China National Geographic (CNG) Birds of China
Out of the two new books this is the most outstanding. A work fully up to the standards of western field guides it fully deserves an English language edition. But even as a Chinese language book the quality of the plates makes it an almost have to have edition for any visiting birder. The plates are so good that they actually become a bit of frustration since distinguishing identification features are arrowed, but the written explanation of those details are all in Chinese. However, the arrow is still of use when the feature is obvious such as leg colour or easy to spot plumage variation, but a little cryptic with more subtle variations. The index section is also very easy to use – three indexes: Chinese, English and scientific. The main drawbacks are arrangement of text to plate – species description on left-hand pages with the plates on the right. The English name is only given with the description the species names with the plates are only in Chinese. It would have been great if English names were also included with the plate or there had been some sort of numbering system so finding the English name on the relevant description would be easier. However, descriptions match the placement of the species on the plates – in most cases both are arranged in two columns so the top left-hand description matches up to the top left hand plate and so forth. Another annoyance is lack of province borders on the distribution maps – borders make it far easier to orientate with regard to trip routes.
The other great thing about this book is price – at 128CNY, under £15/US$20, its bargain basement stuff!
Handbook of Chinese Bird Identification by Nie Yan Qiu
This is a monumental piece of photographic work – every Chinese species photographed, mostly by Nie Yan Qiu. The photographs have then been edited and filtered, so that birds, cut out from the photo background, and filtered/edited so as to produce similar lighting effects, resemble traditional plate illustrations. The effect gives very reliable identification illustrations that in most cases fully capture a species’ “jizz.” However, the drawn illustration of CNG have that advantage that the bird can be shown in position that best displays an identification characteristic. But both books are far more effective at illustrating species than the MacKinnon plates – especially when it comes to the Leaf Warblers and the Rosefinches. The Illustrations in this book are together with the English name so no problem regarding putting the two together. The other great things are distribution maps with provinces and another very usable English index. The price of this book is 298CNY - around £33 or US$46.
The Mackinnon Guide
The Oxford University Press, A Field Guide to the Birds of China by John MacKinnon and Karen Phillips used to be the only field guide that solely covers China - and is the only English language field guide. Although a paperback It’s big, heavy, expensive and outdated (many of the species have now been split) – some of the illustrations are of questionable (obviously painted from specimens rather than field experience – and a few new splits have no plate). But it’s still a masterwork, since it fills a total void!!!!! This book is near essential because the decriptions of the species are generally excellent, with many of the splits being mentioned as subspecies.
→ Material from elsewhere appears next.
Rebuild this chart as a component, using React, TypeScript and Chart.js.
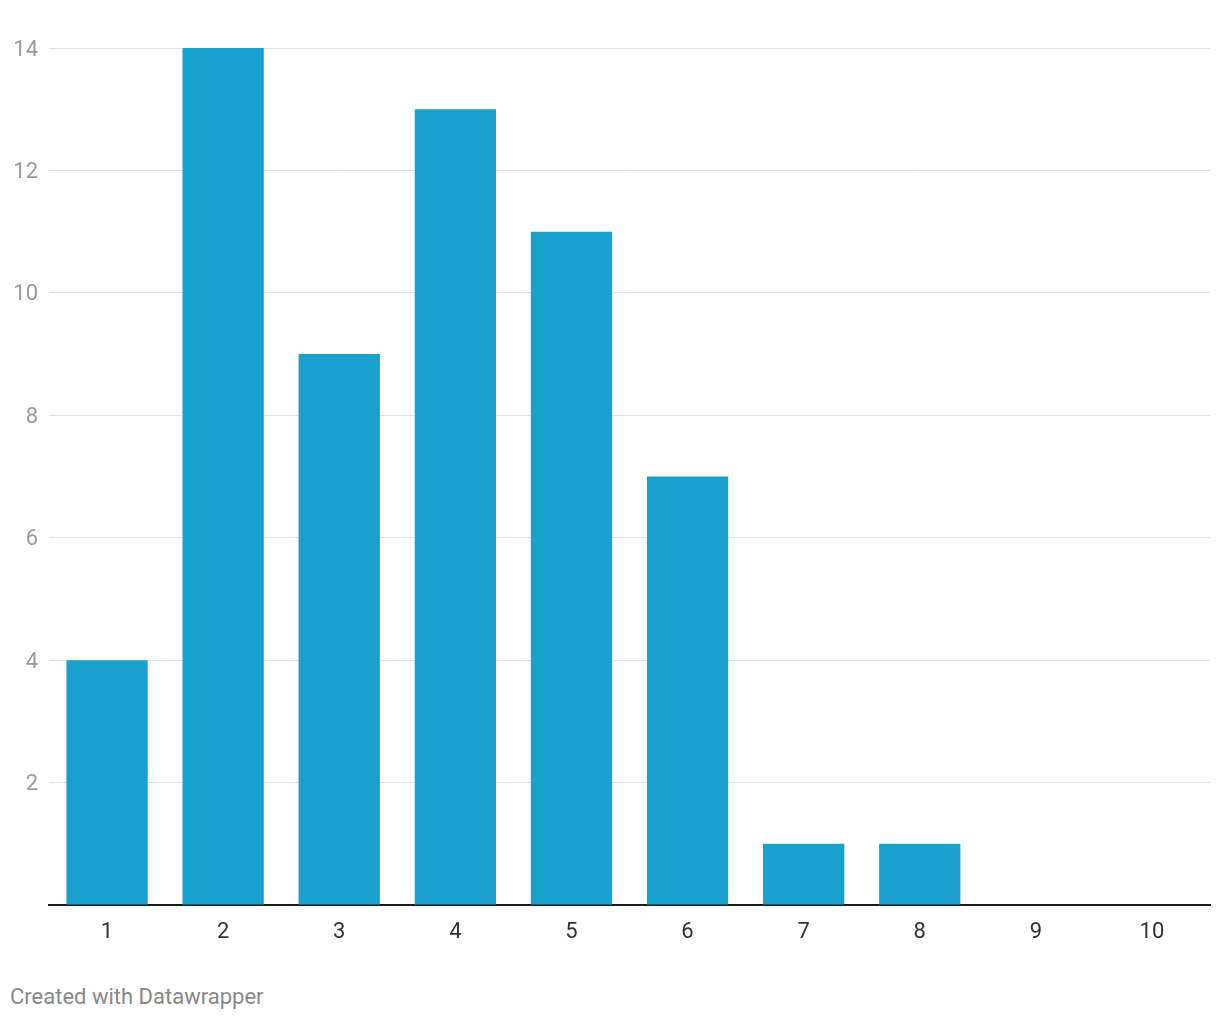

When used in tandem with one of the two new Chinese guides it makes a formidable identification tool.
Heres’s a link to the Wildsounds listing for this book
For those who want just the plates from this book there’s a much cheaper Chinese version that has an identical plate section – where the names are in English and Chinese. The rest of the book is in mandarin – so the idea with getting one of these versions is that you can cut it in half and just take the plates out birding (when you feel the weight of the complete book you’ll realize the sense in this suggestion). Since the price is around a fifth of the western version – this is not an expensive project - but I’m afraid you’ll have to use us or another Chinese contact to get your hands on a copy!!!!!.
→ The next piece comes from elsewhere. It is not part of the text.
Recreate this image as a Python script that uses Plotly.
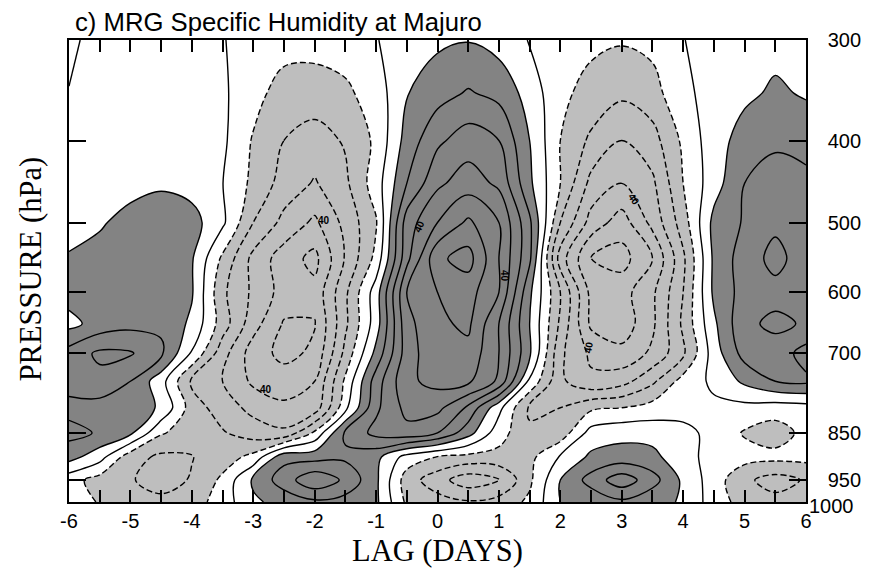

Another book of interest is the Helm Field Guide, Birds of East Asia by Mark Brazil.
This book covers a lot of birds found in Sichuan – and has good plates that can give Sichuan birders some useful help. For example the plates on Phylloscopus Warblers are larger and clearer than Mackinnon – and even though these also can contain mistakes – they nudge you in the correct direction. But the problem of missing species can be a pain – since those Warbler plates lack birds like Emei Leaf, Plain-tailed and Grey-crowned.
The other big minus for Sichuan use is the distribution section doesn’t handle on Central china or Sichuan distribution. The only real way to use this book is in tandem to MacKinnon
Here’s a link to the Wildsound’s listing for this book
Another very useful reference guide are internet images at OB images (Oriental Birding Club). Although this resource isn’t always a practical tool when out on a trip, it makes for a useful reference when, back home, particularly if you’ve taken bird photos.
There are two website that have brilliant collections of calls and songs – Xeno-canto and AVoCet Avian Vocalizations Center.
Xeno-canto is the biggest site – and you’ll find most of your Sichuan calls in here.
At AVoCet the recordings are often of great quality – another brilliant site
For mammals the one major illustrated reference work is – Princedown Press, A Guide to the Mammals of China by Smith and Yan Xie. Another big expensive book – it looks very nice – but omits illustrations of some important species (only 1 Goral out 3!!!!!!!!!!!!!) – but again it’s the only book out there and a good one。